To be done: Quote the listing below in full and exactly as written, but omit every picture.

Material provided:
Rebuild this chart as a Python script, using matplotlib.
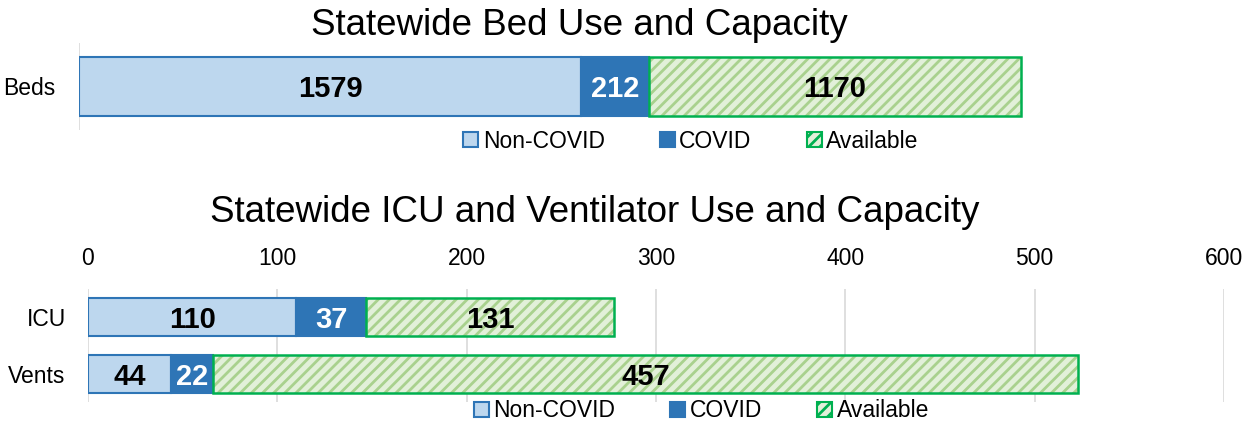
import numpy as np
import matplotlib
matplotlib.use('Agg')
from matplotlib import pyplot as plt
from matplotlib.patches import Patch

''' matplotlib config '''
plt.rcParams['font.family'] = ['Liberation Sans', 'DejaVu Sans']
plt.rcParams['hatch.linewidth'] = 2.0

# data
bed_cats = ['Beds']
bed_noncovid = [1579]
bed_covid = [212]
bed_avail = [1170]

icu_cats = ['ICU', 'Vents']
icu_noncovid = [110, 44]
icu_covid = [37, 22]
icu_avail = [131, 457]

series_names = ['Non-COVID', 'COVID', 'Available']

c_light = '#BDD7EE'
c_dark = '#2E75B6'
c_avail = '#E2F0D9'
c_hatch = '#A9D18E'
c_avail_edge = '#00B050'
c_grid = '#D9D9D9'


def stacked(ax, cats, noncov, cov, avail, h):
  y = np.arange(len(cats))
  noncov = np.asarray(noncov)
  cov = np.asarray(cov)
  avail = np.asarray(avail)
  ax.barh(y, noncov, height=h, color=c_light, edgecolor=c_dark, linewidth=1.5, zorder=3)
  ax.barh(y, cov, left=noncov, height=h, color=c_dark, edgecolor=c_dark, linewidth=1.5, zorder=3)
  ax.barh(y, avail, left=noncov + cov, height=h, color=c_avail, edgecolor=c_hatch,
          hatch='///', linewidth=0, zorder=3)
  ax.barh(y, avail, left=noncov + cov, height=h, fill=False, edgecolor=c_avail_edge,
          linewidth=1.8, zorder=4)
  for i in range(len(cats)):
    ax.text(noncov[i] / 2, y[i], str(noncov[i]), ha='center', va='center_baseline',
            fontsize=21, fontweight='bold', color='black', zorder=5)
    ax.text(noncov[i] + cov[i] / 2, y[i], str(cov[i]), ha='center', va='center_baseline',
            fontsize=21, fontweight='bold', color='white', zorder=5)
    ax.text(noncov[i] + cov[i] + avail[i] / 2, y[i], str(avail[i]), ha='center', va='center_baseline',
            fontsize=21, fontweight='bold', color='black', zorder=5)
  ax.set_yticks(y)
  ax.set_yticklabels(cats, fontsize=16.5)
  ax.set_ylim(len(cats) - 0.5, -0.5)
  for s in ax.spines.values():
    s.set_visible(False)
  ax.tick_params(axis='both', length=0)


def legend_handles():
  return [Patch(facecolor=c_light, edgecolor=c_dark, linewidth=1.5),
          Patch(facecolor=c_dark, edgecolor=c_dark, linewidth=1.5),
          Patch(facecolor=c_avail, edgecolor=c_avail_edge, hatch='///', linewidth=1.5)]


fig = plt.figure(figsize=(12.46, 4.24), dpi=100)

# top chart
ax1 = fig.add_axes([0.0634, 0.6934, 0.9189, 0.2052])
stacked(ax1, bed_cats, bed_noncovid, bed_covid, bed_avail, 0.68)
ax1.set_xlim(0, 3600)
ax1.set_xticks([0])
ax1.set_xticklabels([])
ax1.grid(axis='x', color=c_grid, linewidth=1.2, zorder=0)
ax1.tick_params(axis='y', pad=17)
fig.text(0.465, 0.94, 'Statewide Bed Use and Capacity', ha='center', va='center', fontsize=26.5)
fig.legend(legend_handles(), series_names, loc='center', bbox_to_anchor=(0.5545, 0.667),
           ncol=3, frameon=False, fontsize=16.5, handlelength=0.65, handleheight=0.65,
           handletextpad=0.2, columnspacing=2.4, borderpad=0)

# bottom chart
ax2 = fig.add_axes([0.0706, 0.0519, 0.9117, 0.2665])
stacked(ax2, icu_cats, icu_noncovid, icu_covid, icu_avail, 0.68)
ax2.set_xlim(0, 600)
ax2.set_xticks(np.arange(0, 601, 100))
ax2.xaxis.tick_top()
ax2.tick_params(axis='x', labelsize=16.5, pad=13.5)
ax2.grid(axis='x', color=c_grid, linewidth=1.2, zorder=0)
ax2.tick_params(axis='y', pad=16)
fig.text(0.477, 0.50, 'Statewide ICU and Ventilator Use and Capacity', ha='center', va='center', fontsize=26.5)
fig.legend(legend_handles(), series_names, loc='center', bbox_to_anchor=(0.563, 0.031),
           ncol=3, frameon=False, fontsize=16.5, handlelength=0.65, handleheight=0.65,
           handletextpad=0.2, columnspacing=2.4, borderpad=0)

plt.savefig('out.png', dpi=100)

Complete output:
Rebuild this chart as a Python script, using matplotlib.
import numpy as np
import matplotlib
matplotlib.use('Agg')
from matplotlib import pyplot as plt
from matplotlib.patches import Patch

''' matplotlib config '''
plt.rcParams['font.family'] = ['Liberation Sans', 'DejaVu Sans']
plt.rcParams['hatch.linewidth'] = 2.0

# data
bed_cats = ['Beds']
bed_noncovid = [1579]
bed_covid = [212]
bed_avail = [1170]

icu_cats = ['ICU', 'Vents']
icu_noncovid = [110, 44]
icu_covid = [37, 22]
icu_avail = [131, 457]

series_names = ['Non-COVID', 'COVID', 'Available']

c_light = '#BDD7EE'
c_dark = '#2E75B6'
c_avail = '#E2F0D9'
c_hatch = '#A9D18E'
c_avail_edge = '#00B050'
c_grid = '#D9D9D9'


def stacked(ax, cats, noncov, cov, avail, h):
  y = np.arange(len(cats))
  noncov = np.asarray(noncov)
  cov = np.asarray(cov)
  avail = np.asarray(avail)
  ax.barh(y, noncov, height=h, color=c_light, edgecolor=c_dark, linewidth=1.5, zorder=3)
  ax.barh(y, cov, left=noncov, height=h, color=c_dark, edgecolor=c_dark, linewidth=1.5, zorder=3)
  ax.barh(y, avail, left=noncov + cov, height=h, color=c_avail, edgecolor=c_hatch,
          hatch='///', linewidth=0, zorder=3)
  ax.barh(y, avail, left=noncov + cov, height=h, fill=False, edgecolor=c_avail_edge,
          linewidth=1.8, zorder=4)
  for i in range(len(cats)):
    ax.text(noncov[i] / 2, y[i], str(noncov[i]), ha='center', va='center_baseline',
            fontsize=21, fontweight='bold', color='black', zorder=5)
    ax.text(noncov[i] + cov[i] / 2, y[i], str(cov[i]), ha='center', va='center_baseline',
            fontsize=21, fontweight='bold', color='white', zorder=5)
    ax.text(noncov[i] + cov[i] + avail[i] / 2, y[i], str(avail[i]), ha='center', va='center_baseline',
            fontsize=21, fontweight='bold', color='black', zorder=5)
  ax.set_yticks(y)
  ax.set_yticklabels(cats, fontsize=16.5)
  ax.set_ylim(len(cats) - 0.5, -0.5)
  for s in ax.spines.values():
    s.set_visible(False)
  ax.tick_params(axis='both', length=0)


def legend_handles():
  return [Patch(facecolor=c_light, edgecolor=c_dark, linewidth=1.5),
          Patch(facecolor=c_dark, edgecolor=c_dark, linewidth=1.5),
          Patch(facecolor=c_avail, edgecolor=c_avail_edge, hatch='///', linewidth=1.5)]


fig = plt.figure(figsize=(12.46, 4.24), dpi=100)

# top chart
ax1 = fig.add_axes([0.0634, 0.6934, 0.9189, 0.2052])
stacked(ax1, bed_cats, bed_noncovid, bed_covid, bed_avail, 0.68)
ax1.set_xlim(0, 3600)
ax1.set_xticks([0])
ax1.set_xticklabels([])
ax1.grid(axis='x', color=c_grid, linewidth=1.2, zorder=0)
ax1.tick_params(axis='y', pad=17)
fig.text(0.465, 0.94, 'Statewide Bed Use and Capacity', ha='center', va='center', fontsize=26.5)
fig.legend(legend_handles(), series_names, loc='center', bbox_to_anchor=(0.5545, 0.667),
           ncol=3, frameon=False, fontsize=16.5, handlelength=0.65, handleheight=0.65,
           handletextpad=0.2, columnspacing=2.4, borderpad=0)

# bottom chart
ax2 = fig.add_axes([0.0706, 0.0519, 0.9117, 0.2665])
stacked(ax2, icu_cats, icu_noncovid, icu_covid, icu_avail, 0.68)
ax2.set_xlim(0, 600)
ax2.set_xticks(np.arange(0, 601, 100))
ax2.xaxis.tick_top()
ax2.tick_params(axis='x', labelsize=16.5, pad=13.5)
ax2.grid(axis='x', color=c_grid, linewidth=1.2, zorder=0)
ax2.tick_params(axis='y', pad=16)
fig.text(0.477, 0.50, 'Statewide ICU and Ventilator Use and Capacity', ha='center', va='center', fontsize=26.5)
fig.legend(legend_handles(), series_names, loc='center', bbox_to_anchor=(0.563, 0.031),
           ncol=3, frameon=False, fontsize=16.5, handlelength=0.65, handleheight=0.65,
           handletextpad=0.2, columnspacing=2.4, borderpad=0)

plt.savefig('out.png', dpi=100)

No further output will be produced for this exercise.